Element9 said:
On a day when WGR was live, WBFO was on NPR life support in morning drive. When news broke out, they slept in. Kudos with a K to WGR for wall to wall coverage of the Bills coaching change, taking the 12 noon press conference announcing Russ Brandon's appointment as president of team and all-hands-on-deck talk shows throughout the day.

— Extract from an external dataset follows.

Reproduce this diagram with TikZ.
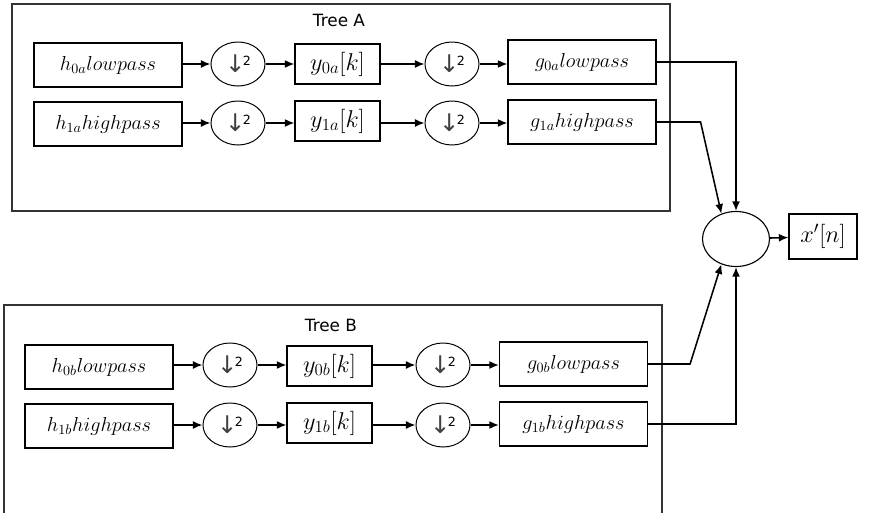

Usually, Niner, I find your postings to be quite insightful. But today, I think you're being quite insulting to the hard working news staff at WBFO. On three days a year -- Thanksgiving, Christmas and New Years -- the staff is given a break, allowing the computer to "run the board." The fact is WBFO has a local presence the other 362 days of the year and is staffed each week night with live local newscasts and traffic and weather updates until 10pm, a time when many stations in Buffalo are automated. The station's nightside reporter works past midnight most days, preparing late-breaking reports for morning newscasts. Its news managers are putting in ten to 12 hours today. So, pardon me for taking offense to your snarky remark that "they slept in" on New Year's Day while a sports story was breaking.
Here's the thing. Even if WBFO mobilized its news team to cover the New Years Day developments involving the Bills, most of its audience could have cared less. I've seen the qualitative data. Sports ranks last -- yes, last -- in the topics the public radio audience is interested in. Frankly, by being so NPR-intensive on New Years, WBFO was super-serving its audience because of the breaking national news about the fiscal cliff.
The fact is no radio station in Buffalo can compete with WGR when it comes to breaking sports news. Even I had WGR all afternoon while watching the Outback Bowl with the TV sound down. So, I concur with your on this fact, Niner. I commend WGR for its live and local presence today. And when Mike Schopp wrapped up the coverage at 5pm, I switched back to WBFO for the very latest on the fiscal cliff situation. Both stations met my needs on this newsworthy New Years Day!
Finally, I will point out that WBFO was the only Buffalo radio station airing the President of the United States addressing the nation following the House passage of the fiscal cliff bill on Tuesday night. And had there been a local event similar to what happened in Rochester on Christmas Eve, it would have been "all hands on deck" at WBFO. So, respectfully, faulting WBFO for not being there for a sports story is rather unfair.